Entries provided:
______

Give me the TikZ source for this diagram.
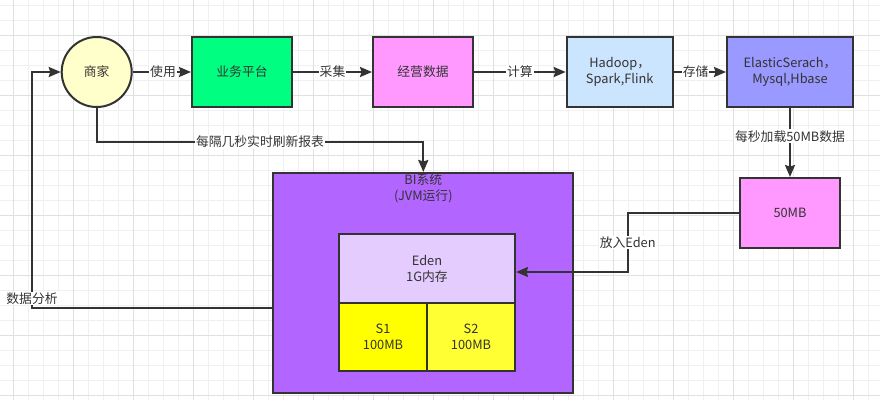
\documentclass[tikz,border=0pt]{standalone}
\usepackage{fontspec}
\setmainfont{Noto Sans CJK SC}
\usetikzlibrary{arrows.meta}
\definecolor{ink}{HTML}{333333}
\definecolor{gridminor}{HTML}{F0F0F0}
\definecolor{gridmajor}{HTML}{E0E0E0}
\definecolor{cshang}{HTML}{FFFFCC}
\definecolor{cyw}{HTML}{00FF80}
\definecolor{cpink}{HTML}{FF99FF}
\definecolor{chd}{HTML}{CCE5FF}
\definecolor{ces}{HTML}{9999FF}
\definecolor{cbi}{HTML}{B266FF}
\definecolor{ceden}{HTML}{E5CCFF}
\definecolor{csone}{HTML}{FFFF00}
\definecolor{cstwo}{HTML}{FFFF33}
\begin{document}
\begin{tikzpicture}[x=1pt,y=-1pt,
  txt/.style={font=\fontsize{12.8}{16}\selectfont, text=ink},
  box/.style={txt, draw=ink, line width=2pt, align=center, inner sep=0pt, rectangle},
  elabel/.style={txt, fill=white, inner sep=1pt},
  conn/.style={draw=ink, line width=2pt, -{Stealth[length=12pt,width=10pt,inset=1.5pt]}},
  line/.style={draw=ink, line width=2pt}]
\useasboundingbox (0,0) rectangle (880,400);
\begin{scope}
\clip (0,0) rectangle (880,400);
\fill[white] (0,0) rectangle (880,400);
\foreach \k in {0,...,59} { \draw[gridminor, line width=1pt] (-2+15*\k,0) -- (-2+15*\k,400); }
\foreach \k in {0,...,26} { \draw[gridminor, line width=1pt] (0,5+15*\k) -- (880,5+15*\k); }
\foreach \k in {0,...,14} { \draw[gridmajor, line width=1pt] (13+60*\k,0) -- (13+60*\k,400); }
\foreach \k in {0,...,6} { \draw[gridmajor, line width=1pt] (0,35+60*\k) -- (880,35+60*\k); }
\end{scope}

\node[txt, circle, draw=ink, line width=2pt, fill=cshang, minimum size=70pt, inner sep=0pt] (shang) at (96.7,72) {商家};
\node[box, fill=cyw, minimum width=100pt, minimum height=70pt] (yw) at (242,72) {业务平台};
\node[box, fill=cpink, minimum width=100pt, minimum height=70pt] (jy) at (423,72) {经营数据};
\node[box, fill=chd, minimum width=106pt, minimum height=70pt] (hd) at (619.7,72) {Hadoop，\\Spark,Flink};
\node[box, fill=ces, minimum width=126pt, minimum height=70pt] (es) at (790,72) {ElasticSerach，\\Mysql,Hbase};
\node[box, fill=cpink, minimum width=100pt, minimum height=70pt] (mb) at (790,213) {50MB};
\node[box, fill=cbi, minimum width=300pt, minimum height=220pt,
  label={[txt, anchor=north, inner sep=1pt, align=center]north:{BI系统\\(JVM运行)}}] (bi) at (423.3,283) {};
\node[box, fill=ceden, minimum width=176pt, minimum height=69pt] (eden) at (427,268.5) {Eden\\1G内存};
\node[box, fill=csone, minimum width=88pt, minimum height=68pt] (s1) at (383,337) {S1\\100MB};
\node[box, fill=cstwo, minimum width=88pt, minimum height=68pt] (s2) at (471,337) {S2\\100MB};

\draw[conn] (shang.east) -- node[elabel, pos=0.52] {使用} (yw.west);
\draw[conn] (yw.west -| yw.east) -- node[elabel] {采集} (jy.west);
\draw[conn] (jy.east) -- node[elabel] {计算} (hd.west);
\draw[conn] (hd.east) -- node[elabel, pos=0.42] {存储} (es.west);
\draw[conn] (es.south) -- node[elabel, pos=0.41] {每秒加载50MB数据} (mb.north);
\draw[conn] (shang.south) |- (bi.north |- 0,142) node[elabel, pos=0.75] {每隔几秒实时刷新报表} -- (bi.north);
\draw[conn] (mb.west) -| (627.7,272) node[elabel, pos=0.75] {放入Eden} -- (eden.east |- 627.7,272);
\draw[conn] ([yshift=-25pt]bi.west) -| (32,72) node[elabel, pos=0.52] {数据分析} -- (shang.west);
\end{tikzpicture}
\end{document}
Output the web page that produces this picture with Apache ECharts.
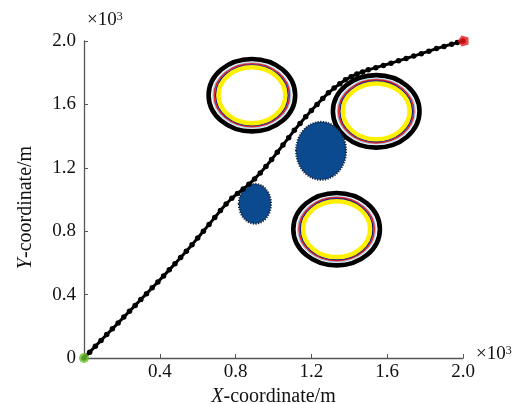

______

Extract each line holding the word "this" from the records.

Final result:
Give me the TikZ source for this diagram.
Output the web page that produces this picture with Apache ECharts.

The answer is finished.